Heat chicken stock and add chicken, let simmer for approx. 20-30 min on a low-medium fire until the chicken is done. Set aside.

Cut celery, carrot and leek into very fine strips (‘julienne’). Dice potatoes into rough chunks.
Take a large enough pan so all the broth and chicken will eventually fit, and sauté the vegetables and the potatoes in 1-2 tbsp of butter over medium heat.

In the meantime, take chicken out of the stock and peel off the skin, discard the skin.

Add peeled chicken to the vegetables & potatoes. Sift the stock to eliminate any impurities the chicken left behind, and add to pot with chicken, vegetables and potatoes.

Add 2/3 of the cream into the pot, and simmer another 10-15 min. Season with salt & pepper, to your liking.

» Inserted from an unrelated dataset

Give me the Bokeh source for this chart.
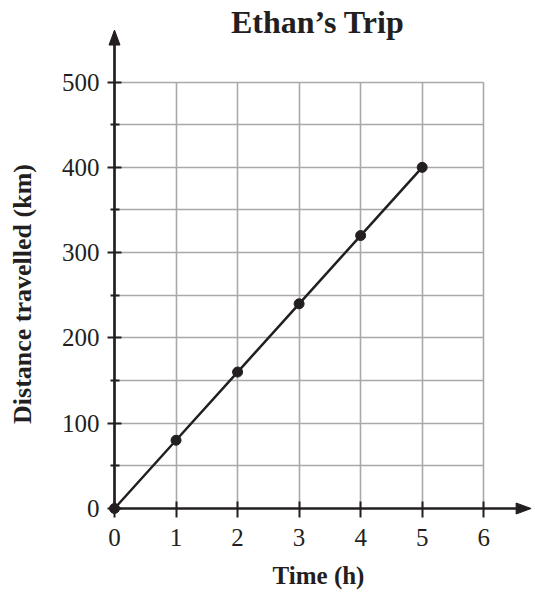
from bokeh.plotting import figure
from bokeh.models import Range1d, FixedTicker
from bokeh.core.properties import value
from bokeh.embed import file_html
from bokeh.resources import INLINE

# ---- data ----
time_h = [0, 1, 2, 3, 4, 5]
distance_km = [0, 80, 160, 240, 320, 400]
x_ticks = [0, 1, 2, 3, 4, 5, 6]
y_ticks = [0, 100, 200, 300, 400, 500]
y_minor_ticks = [50, 150, 250, 350, 450]
y_grid_lines = [0, 50, 100, 150, 200, 250, 300, 350, 400, 450, 500]

title_text = "Ethan\u2019s Trip"
x_label = "Time (h)"
y_label = "Distance travelled (km)"

# ---- style / layout ----
INK = "#231f20"
GRID = "#a7a9ac"
SERIF = "Liberation Serif"

W, H = 535, 592
B_LEFT, B_RIGHT, B_TOP, B_BOTTOM = 114, 13, 79, 84
X_RANGE = (0, 6.63)
Y_RANGE = (0, 503)
X_MAX, Y_MAX = 6, 500
X_ARROW_END, Y_ARROW_END = 6.77, 561
HEAD_LEN_PX, HEAD_HALF_PX = 15, 5.5
TITLE_X, TITLE_Y = 3.30, 570

# pixel -> data conversion factors for the arrow heads
px_x = (X_RANGE[1] - X_RANGE[0]) / (W - B_LEFT - B_RIGHT)
px_y = (Y_RANGE[1] - Y_RANGE[0]) / (H - B_TOP - B_BOTTOM)

p = figure(width=W, height=H,
           x_range=Range1d(*X_RANGE), y_range=Range1d(*Y_RANGE),
           output_backend="svg", toolbar_location=None,
           min_border_left=B_LEFT, min_border_right=B_RIGHT,
           min_border_top=B_TOP, min_border_bottom=B_BOTTOM)
p.outline_line_color = None
p.background_fill_color = "white"
p.border_fill_color = "white"

# grids
p.xgrid.ticker = FixedTicker(ticks=x_ticks)
p.ygrid.ticker = FixedTicker(ticks=y_grid_lines)
for g in (p.xgrid, p.ygrid):
    g.grid_line_color = GRID
    g.grid_line_width = 1.6
p.xgrid.bounds = (-0.01, X_MAX + 0.01)
p.xgrid.cross_bounds = (0, Y_MAX)
p.ygrid.bounds = (-1, Y_MAX + 1)
p.ygrid.cross_bounds = (0, X_MAX)

xa = p.xaxis[0]
ya = p.yaxis[0]
xa.ticker = FixedTicker(ticks=x_ticks)
ya.ticker = FixedTicker(ticks=y_ticks, minor_ticks=y_minor_ticks)
xa.bounds = (0, X_MAX)
ya.bounds = (0, Y_MAX)
xa.axis_label = x_label
ya.axis_label = y_label

for ax in (xa, ya):
    ax.axis_line_color = INK
    ax.axis_line_width = 2.7
    ax.major_tick_line_color = INK
    ax.major_tick_line_width = 2
    ax.minor_tick_line_color = INK
    ax.minor_tick_line_width = 2
    ax.major_label_text_font = SERIF
    ax.major_label_text_font_size = "25px"
    ax.major_label_text_color = INK
    ax.axis_label_text_font = SERIF
    ax.axis_label_text_font_style = "bold"
    ax.axis_label_text_color = INK

xa.axis_label_text_font_size = "25px"
ya.axis_label_text_font_size = "26px"

xa.major_tick_in = 7
xa.major_tick_out = 9
xa.minor_tick_in = 0
xa.minor_tick_out = 0
xa.major_label_standoff = 11
xa.axis_label_standoff = 13

ya.major_tick_in = 7
ya.major_tick_out = 7
ya.minor_tick_in = 5
ya.minor_tick_out = 4
ya.major_label_standoff = 8
ya.axis_label_standoff = 22

# data (overlay level so the origin point is not cut by the frame)
r_line = p.line(time_h, distance_km, line_width=2.5, line_color=INK)
r_pts = p.scatter(time_h, distance_km, size=10, fill_color=INK, line_color=INK)
r_line.level = "overlay"
r_pts.level = "overlay"

# axis arrow shafts and heads
shafts = p.segment(x0=[X_MAX, 0], y0=[0, Y_MAX],
                   x1=[X_ARROW_END - HEAD_LEN_PX * px_x * 0.5, 0],
                   y1=[0, Y_ARROW_END - HEAD_LEN_PX * px_y * 0.5],
                   line_width=2.7, line_color=INK)
shafts.level = "overlay"
head_x = p.patch(
    x=[X_ARROW_END, X_ARROW_END - HEAD_LEN_PX * px_x, X_ARROW_END - HEAD_LEN_PX * px_x],
    y=[0, HEAD_HALF_PX * px_y, -HEAD_HALF_PX * px_y],
    fill_color=INK, line_color=INK, line_width=1)
head_y = p.patch(
    x=[0, -HEAD_HALF_PX * px_x, HEAD_HALF_PX * px_x],
    y=[Y_ARROW_END, Y_ARROW_END - HEAD_LEN_PX * px_y, Y_ARROW_END - HEAD_LEN_PX * px_y],
    fill_color=INK, line_color=INK, line_width=1)
head_x.level = "overlay"
head_y.level = "overlay"

# title
t = p.text(x=[TITLE_X], y=[TITLE_Y], text=[title_text], text_align="center",
           text_baseline="alphabetic", text_font=value(SERIF),
           text_font_size="32px", text_font_style="bold", text_color=INK)
t.level = "overlay"

open("out.html", "w").write(file_html(p, INLINE))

In a separate bowl, add remaining cream and 2 egg yolks. Whisk together and gently add a bit of the hot broth one spoon at a time. This is called ‘tempering’. Keep whisking as you introduce the broth, to make sure your egg mixture won’t scramble. Keep adding broth until you reach a warm temperature. When the egg mixture is warm, take pot off the stove and gently drizzle and stir the egg mixture in the pot.

Ladle in shallow soup bowls, and sprinkle chopped parsley & thyme leaves over the top. Make sure to serve some French bread on the side, as the broth will have you yearning for more!